Hopi Red Dye Amaranth, as it's name suggests, was grown by the people of the Southwestern Hopi Nation as a dyestuff. However, it has quite poor colourfastness, so we would not recommend using it to dye any heirloom items, such as fabric for a quilt.
We have nonetheless included it in our dye garden bundle, as it is a fantastic plant to grow for several other reasons. First off, it's history as a traditional dye plant, and it can indeed still be used as a dye - it is an especially good dye to use for experiments with solar dyeing.
It also produces gorgeous showy red blooms that are stunning both in the garden and as cut flowers. Many people grow amaranth as a simple ornamental plant.

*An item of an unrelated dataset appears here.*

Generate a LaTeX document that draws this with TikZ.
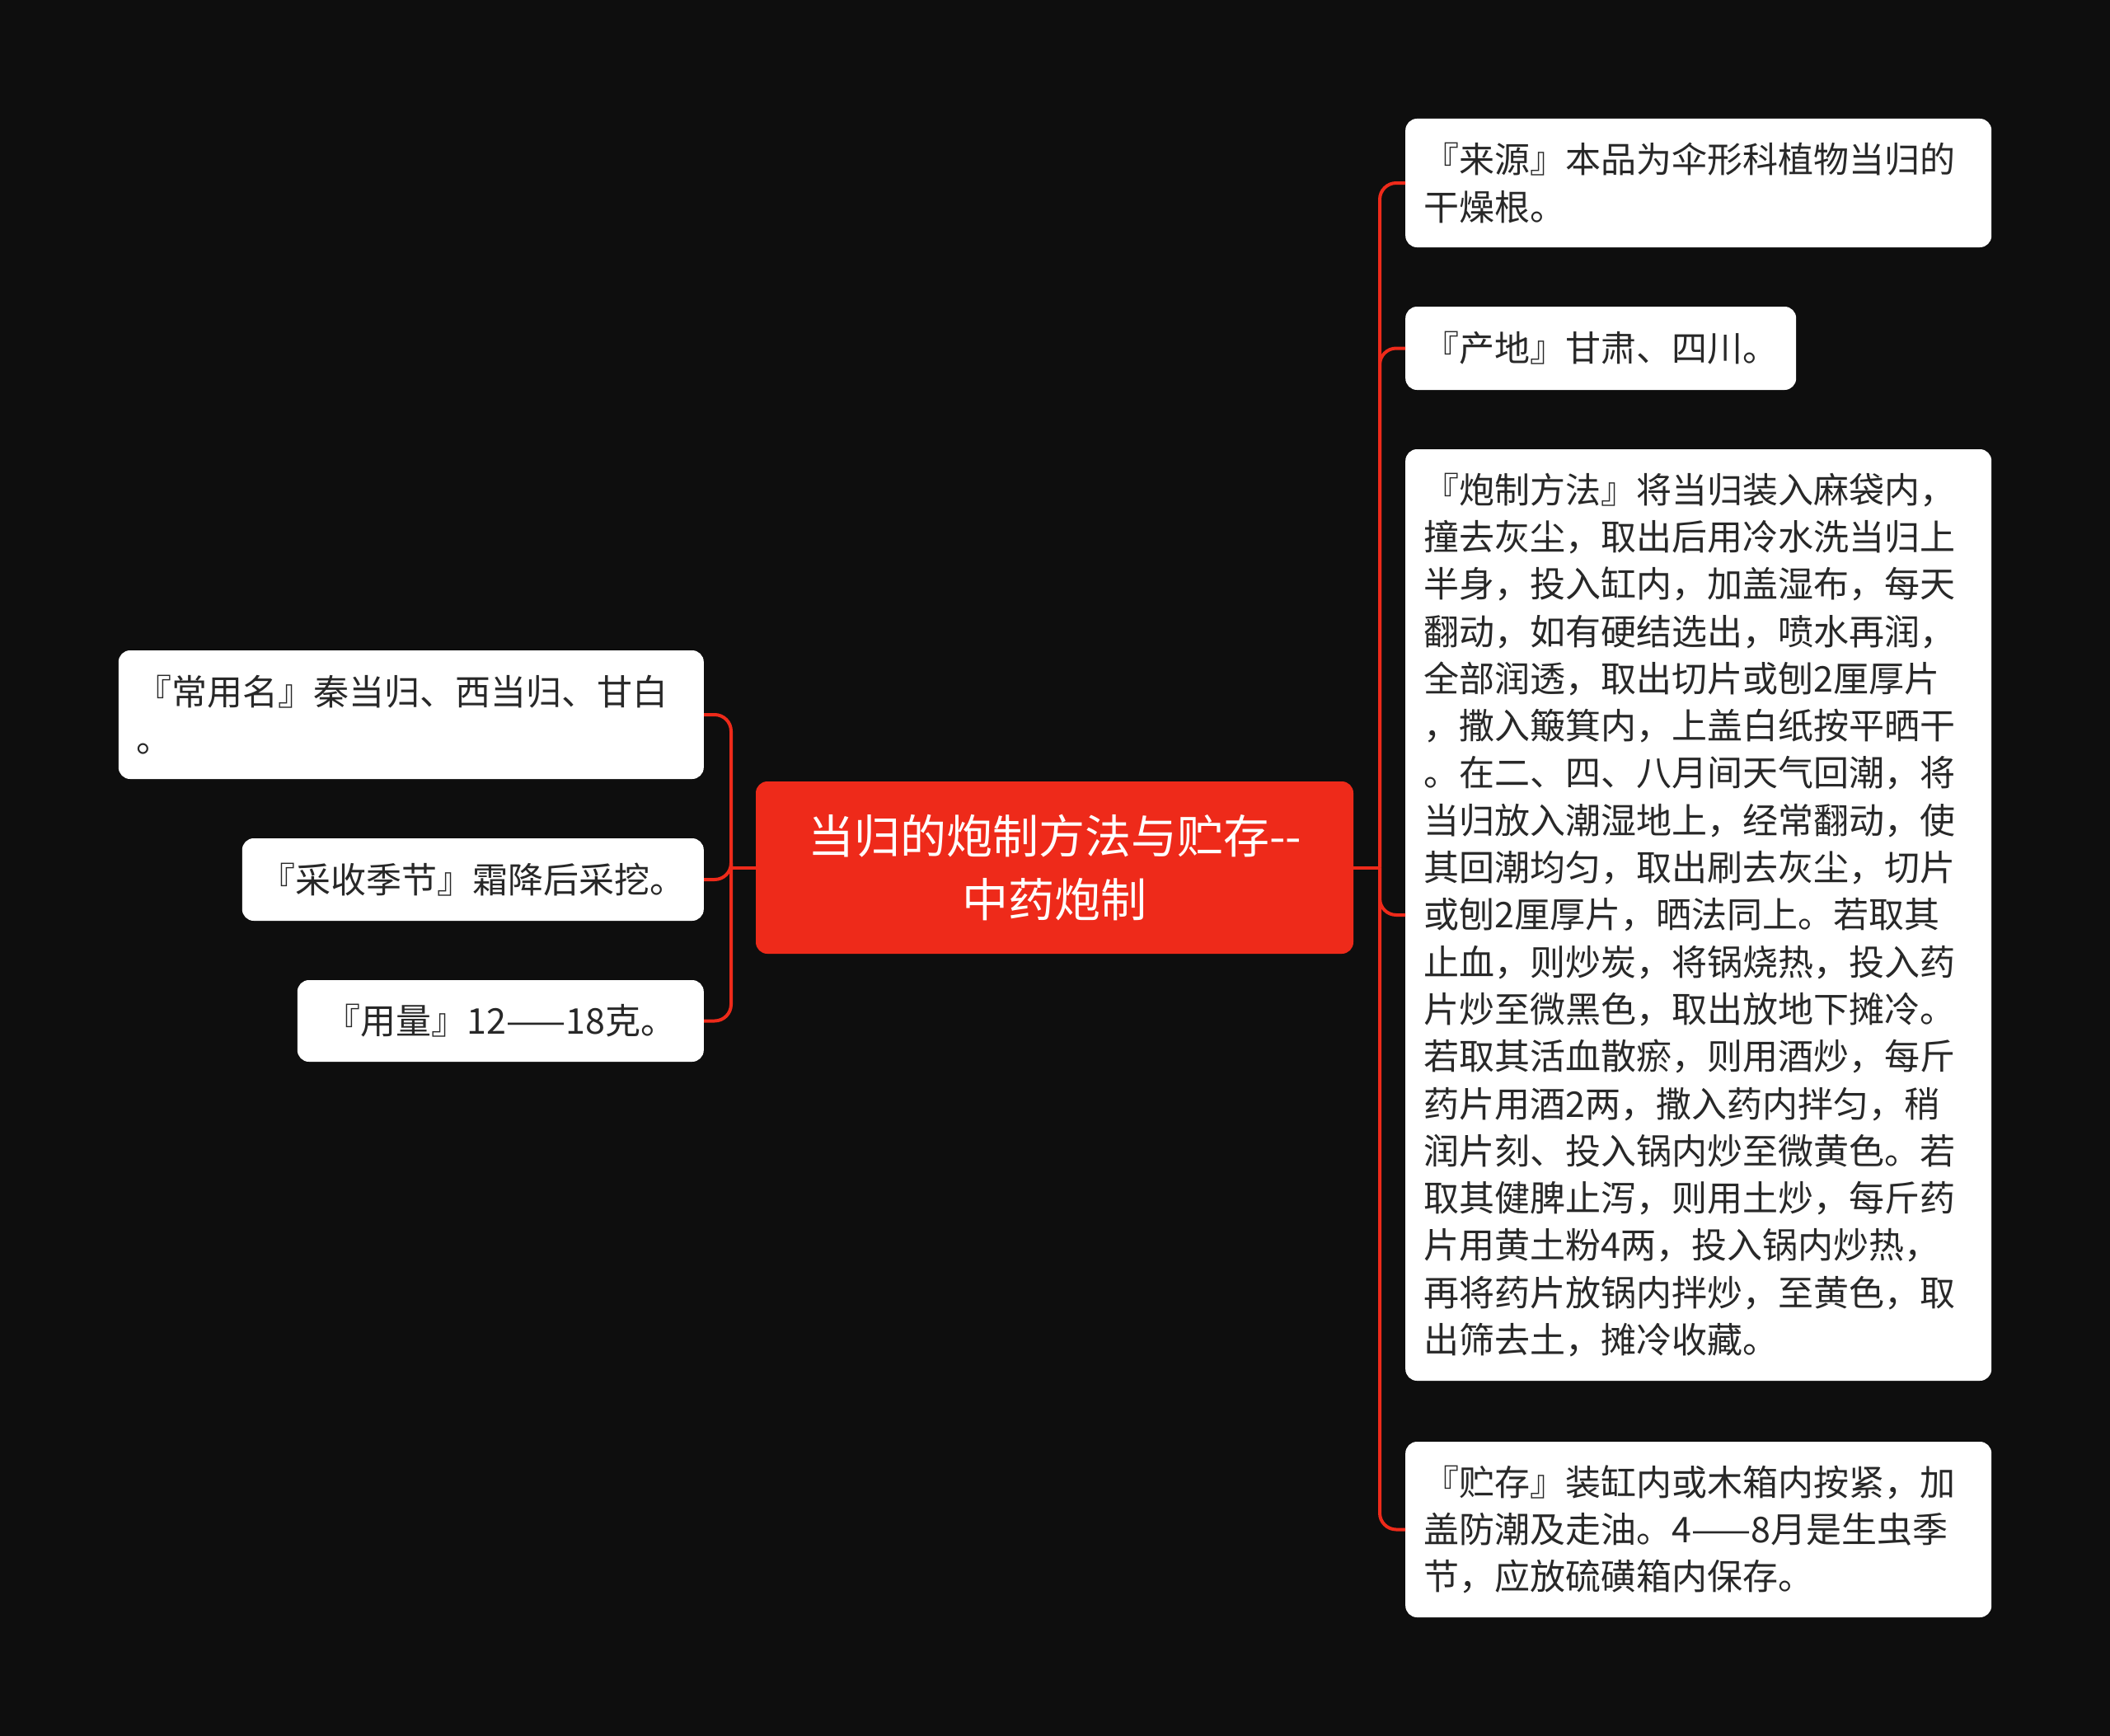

The other great reason to grow amaranth is that it is edible - the leaves are tangy and delicious, and can be eaten raw in salads and also cooked. The seeds can also be eaten, they are often used as a grain replacement, or popped like popcorn. Perhaps the most fun - red amaranth can be used as a natural food dye, and was traditionally used to colour the traditional Hopi piki bread.
Begin indoors 4 weeks before last frost, or direct seed after frost danger has passed. Plant in a sunny location and keep well watered. Likes warm soil and lots of sunlight.
When to sow: spring
Ease of germination: easy
This listing is for a packet of seeds containing around 75 seeds.